### Task brief
Extract the whole listing as it stands. Do not include the pictures.

### Data shown

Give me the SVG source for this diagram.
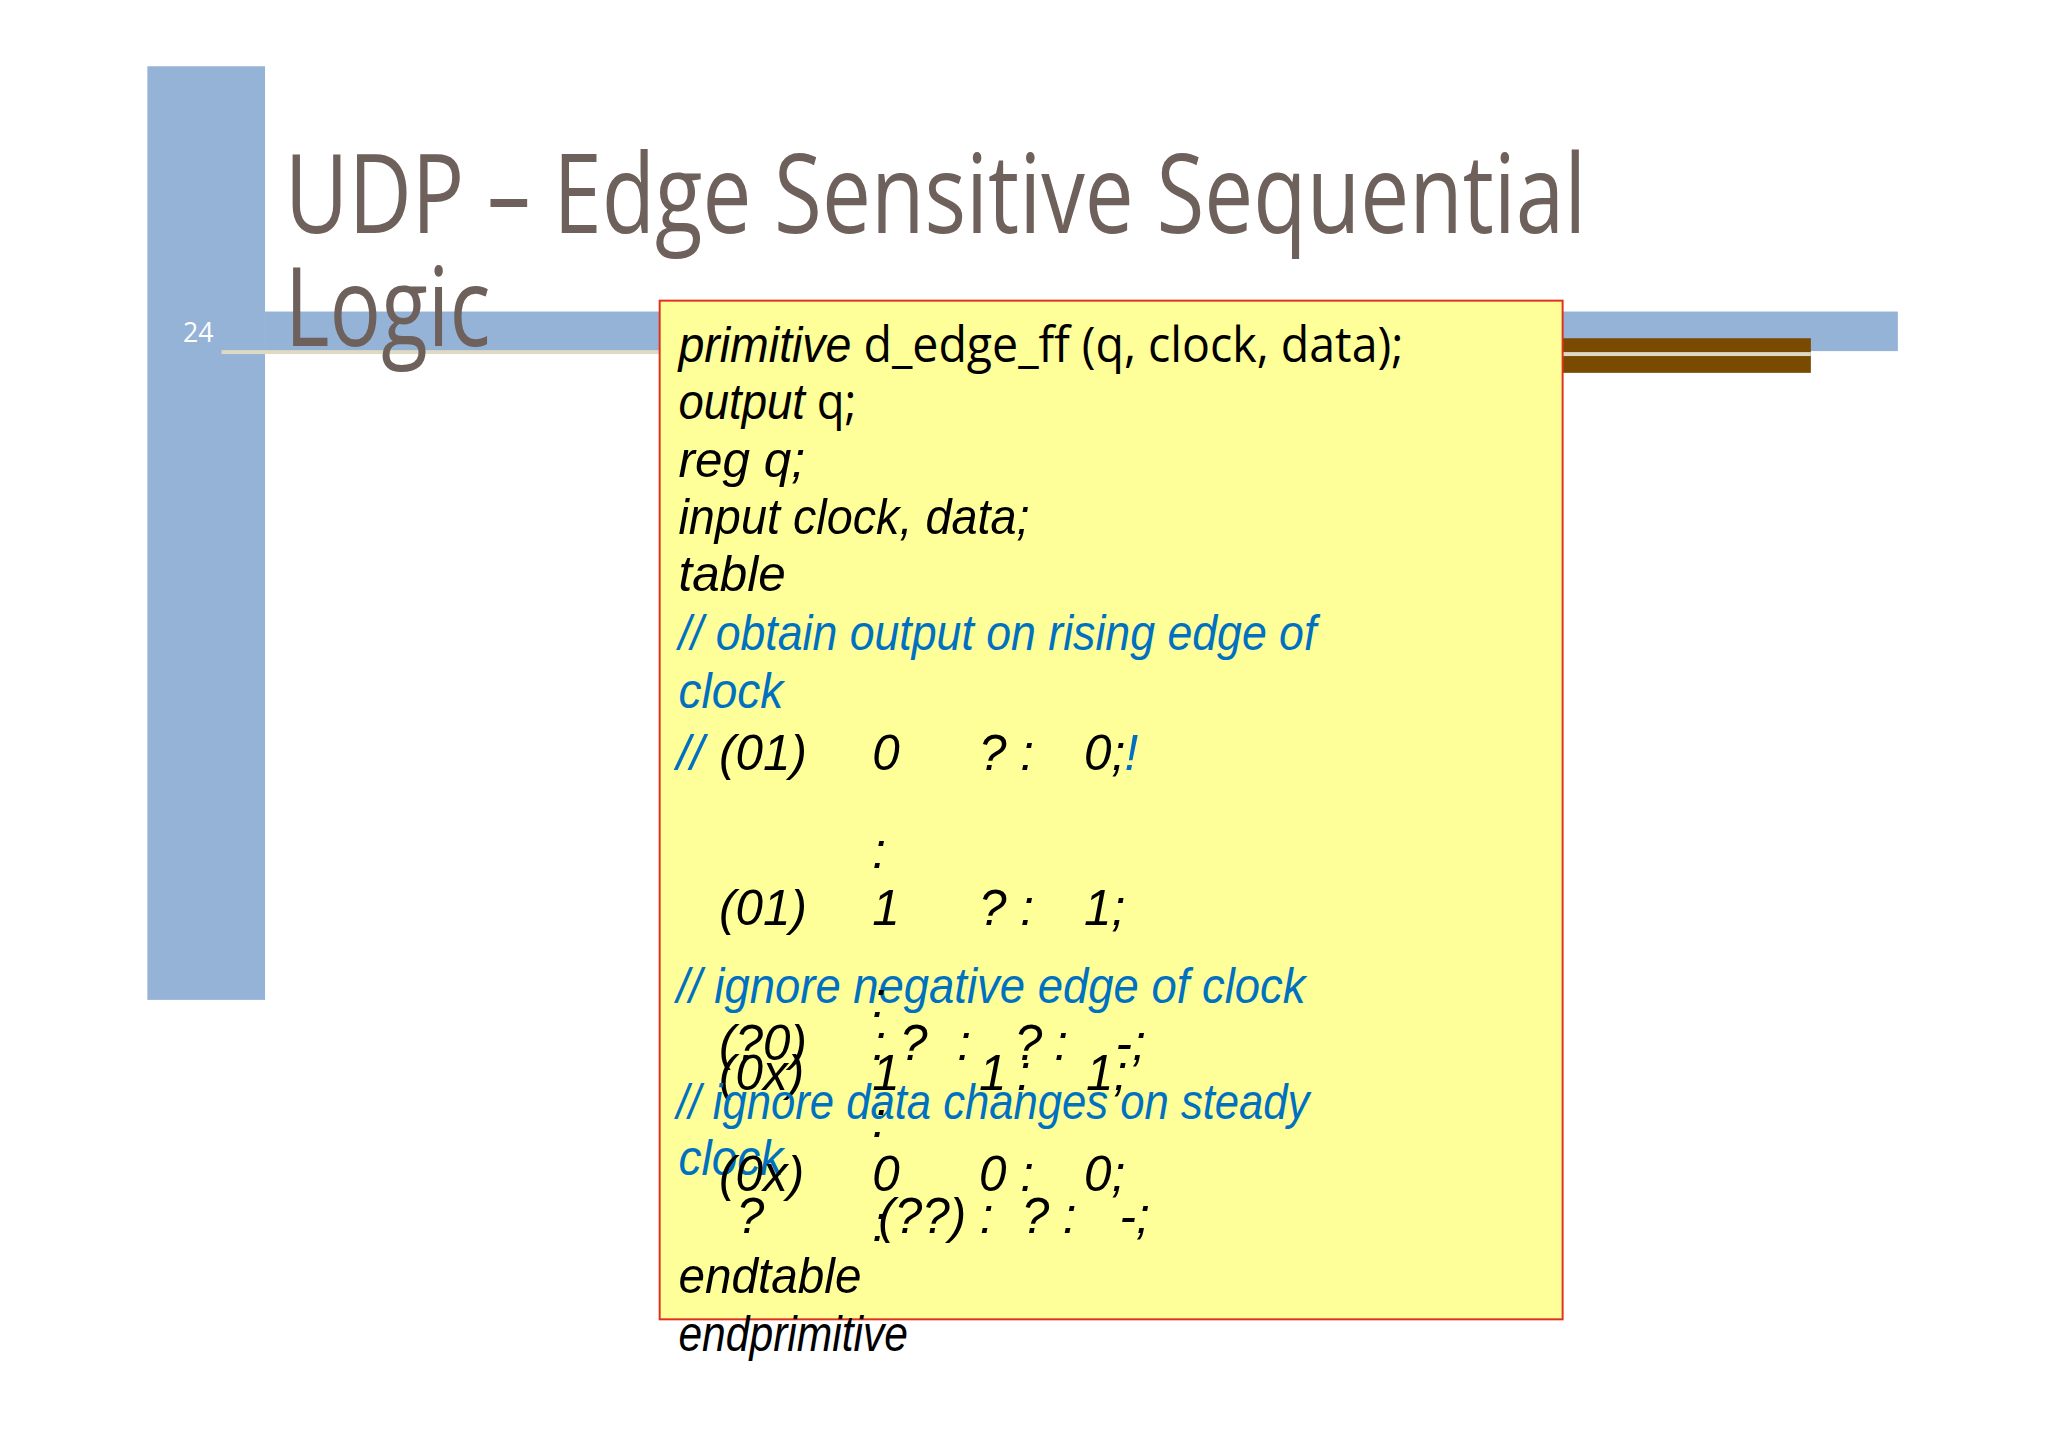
<svg xmlns="http://www.w3.org/2000/svg" width="2048" height="1447" viewBox="0 0 2048 1447">
<style>
.c{font-family:"Liberation Sans",Arial,sans-serif;font-style:italic;font-size:50px;fill:#000}
.b{fill:#0070c0}
.n{font-family:"Open Sans","Noto Sans",sans-serif;font-style:normal}
.t{font-family:"Open Sans","Noto Sans",sans-serif;font-size:112px;fill:#6e605a}
</style>
<rect width="2048" height="1447" fill="#fff"/>
<g transform="scale(0.989)">
<g id="background">
<rect x="149" y="67" width="119" height="944" fill="#95b3d7"/>
<rect x="268" y="315" width="1651" height="40" fill="#95b3d7"/>
<rect x="224" y="354" width="443" height="4" fill="#ddd9c3"/>
<rect x="1580" y="342" width="251" height="35" fill="#7a4a00"/>
<rect x="1580" y="356" width="251" height="4" fill="#ddd9c3"/>
<text x="185" y="346" font-family="Open Sans, sans-serif" font-size="27" fill="#fff">24</text>
</g>
<g id="title">
<text class="t" x="288" y="236" textLength="1316" lengthAdjust="spacingAndGlyphs">UDP – Edge Sensitive Sequential</text>
<text class="t" x="288" y="350" textLength="208" lengthAdjust="spacingAndGlyphs">Logic</text>
</g>
<g id="codebox">
<rect x="667" y="304" width="913" height="1030" fill="#ffff99" stroke="#e0301e" stroke-width="2"/>
<text class="c" x="686" y="366" textLength="733" lengthAdjust="spacingAndGlyphs">primitive<tspan class="n"> d_edge_ff (q, clock, data);</tspan></text>
<text class="c" x="686" y="424" textLength="180" lengthAdjust="spacingAndGlyphs">output<tspan class="n"> q;</tspan></text>
<text class="c" x="686" y="482">reg q;</text>
<text class="c" x="686" y="540" textLength="355" lengthAdjust="spacingAndGlyphs">input clock, data;</text>
<text class="c" x="686" y="598">table</text>
<text class="c b" x="686" y="657" textLength="645" lengthAdjust="spacingAndGlyphs">// obtain output on rising edge of</text>
<text class="c b" x="686" y="716" textLength="106" lengthAdjust="spacingAndGlyphs">clock</text>
<text class="c b" x="684" y="779">//</text>
<text class="c" x="727" y="779">(01)</text><text class="c" x="882" y="779">0</text><text class="c" x="990" y="779">? :</text><text class="c" x="1096" y="779">0;</text><text class="c b" x="1137" y="779" font-size="36">!</text>
<text class="c" x="882" y="878">:</text>
<text class="c" x="727" y="935">(01)</text><text class="c" x="882" y="935">1</text><text class="c" x="990" y="935">? :</text><text class="c" x="1096" y="935">1;</text>
<text class="c b" x="684" y="1014" textLength="636" lengthAdjust="spacingAndGlyphs">// ignore negative edge of clock</text>
<text class="c" x="882" y="1028">:</text>
<text class="c" x="727" y="1072">(?0)</text><text class="c" x="882" y="1072">:</text><text class="c" x="910" y="1072">?</text><text class="c" x="968" y="1072">:</text><text class="c" x="1026" y="1072">?</text><text class="c" x="1066" y="1072">:</text><text class="c" x="1128" y="1072">-;</text>
<text class="c" x="727" y="1102">(0x)</text><text class="c" x="882" y="1102">1</text><text class="c" x="990" y="1102">1</text><text class="c" x="1028" y="1102">:</text><text class="c" x="1098" y="1102">1;</text>
<text class="c b" x="684" y="1131" textLength="640" lengthAdjust="spacingAndGlyphs">// ignore data changes on steady</text>
<text class="c" x="882" y="1150">:</text>
<text class="c b" x="686" y="1188" textLength="106" lengthAdjust="spacingAndGlyphs">clock</text>
<text class="c" x="727" y="1204">(0x)</text><text class="c" x="882" y="1204">0</text><text class="c" x="990" y="1204">0 :</text><text class="c" x="1096" y="1204">0;</text>
<text class="c" x="745" y="1247">?</text><text class="c" x="882" y="1255">:</text><text class="c" x="888" y="1247">(??) :</text><text class="c" x="1033" y="1247">? :</text><text class="c" x="1132" y="1247">-;</text>
<text class="c" x="686" y="1307" textLength="185" lengthAdjust="spacingAndGlyphs">endtable</text>
<text class="c" x="686" y="1366" textLength="232" lengthAdjust="spacingAndGlyphs">endprimitive</text>
</g>
</g>
</svg>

### Response for this exercise
Give me the SVG source for this diagram.
<svg xmlns="http://www.w3.org/2000/svg" width="2048" height="1447" viewBox="0 0 2048 1447">
<style>
.c{font-family:"Liberation Sans",Arial,sans-serif;font-style:italic;font-size:50px;fill:#000}
.b{fill:#0070c0}
.n{font-family:"Open Sans","Noto Sans",sans-serif;font-style:normal}
.t{font-family:"Open Sans","Noto Sans",sans-serif;font-size:112px;fill:#6e605a}
</style>
<rect width="2048" height="1447" fill="#fff"/>
<g transform="scale(0.989)">
<g id="background">
<rect x="149" y="67" width="119" height="944" fill="#95b3d7"/>
<rect x="268" y="315" width="1651" height="40" fill="#95b3d7"/>
<rect x="224" y="354" width="443" height="4" fill="#ddd9c3"/>
<rect x="1580" y="342" width="251" height="35" fill="#7a4a00"/>
<rect x="1580" y="356" width="251" height="4" fill="#ddd9c3"/>
<text x="185" y="346" font-family="Open Sans, sans-serif" font-size="27" fill="#fff">24</text>
</g>
<g id="title">
<text class="t" x="288" y="236" textLength="1316" lengthAdjust="spacingAndGlyphs">UDP – Edge Sensitive Sequential</text>
<text class="t" x="288" y="350" textLength="208" lengthAdjust="spacingAndGlyphs">Logic</text>
</g>
<g id="codebox">
<rect x="667" y="304" width="913" height="1030" fill="#ffff99" stroke="#e0301e" stroke-width="2"/>
<text class="c" x="686" y="366" textLength="733" lengthAdjust="spacingAndGlyphs">primitive<tspan class="n"> d_edge_ff (q, clock, data);</tspan></text>
<text class="c" x="686" y="424" textLength="180" lengthAdjust="spacingAndGlyphs">output<tspan class="n"> q;</tspan></text>
<text class="c" x="686" y="482">reg q;</text>
<text class="c" x="686" y="540" textLength="355" lengthAdjust="spacingAndGlyphs">input clock, data;</text>
<text class="c" x="686" y="598">table</text>
<text class="c b" x="686" y="657" textLength="645" lengthAdjust="spacingAndGlyphs">// obtain output on rising edge of</text>
<text class="c b" x="686" y="716" textLength="106" lengthAdjust="spacingAndGlyphs">clock</text>
<text class="c b" x="684" y="779">//</text>
<text class="c" x="727" y="779">(01)</text><text class="c" x="882" y="779">0</text><text class="c" x="990" y="779">? :</text><text class="c" x="1096" y="779">0;</text><text class="c b" x="1137" y="779" font-size="36">!</text>
<text class="c" x="882" y="878">:</text>
<text class="c" x="727" y="935">(01)</text><text class="c" x="882" y="935">1</text><text class="c" x="990" y="935">? :</text><text class="c" x="1096" y="935">1;</text>
<text class="c b" x="684" y="1014" textLength="636" lengthAdjust="spacingAndGlyphs">// ignore negative edge of clock</text>
<text class="c" x="882" y="1028">:</text>
<text class="c" x="727" y="1072">(?0)</text><text class="c" x="882" y="1072">:</text><text class="c" x="910" y="1072">?</text><text class="c" x="968" y="1072">:</text><text class="c" x="1026" y="1072">?</text><text class="c" x="1066" y="1072">:</text><text class="c" x="1128" y="1072">-;</text>
<text class="c" x="727" y="1102">(0x)</text><text class="c" x="882" y="1102">1</text><text class="c" x="990" y="1102">1</text><text class="c" x="1028" y="1102">:</text><text class="c" x="1098" y="1102">1;</text>
<text class="c b" x="684" y="1131" textLength="640" lengthAdjust="spacingAndGlyphs">// ignore data changes on steady</text>
<text class="c" x="882" y="1150">:</text>
<text class="c b" x="686" y="1188" textLength="106" lengthAdjust="spacingAndGlyphs">clock</text>
<text class="c" x="727" y="1204">(0x)</text><text class="c" x="882" y="1204">0</text><text class="c" x="990" y="1204">0 :</text><text class="c" x="1096" y="1204">0;</text>
<text class="c" x="745" y="1247">?</text><text class="c" x="882" y="1255">:</text><text class="c" x="888" y="1247">(??) :</text><text class="c" x="1033" y="1247">? :</text><text class="c" x="1132" y="1247">-;</text>
<text class="c" x="686" y="1307" textLength="185" lengthAdjust="spacingAndGlyphs">endtable</text>
<text class="c" x="686" y="1366" textLength="232" lengthAdjust="spacingAndGlyphs">endprimitive</text>
</g>
</g>
</svg>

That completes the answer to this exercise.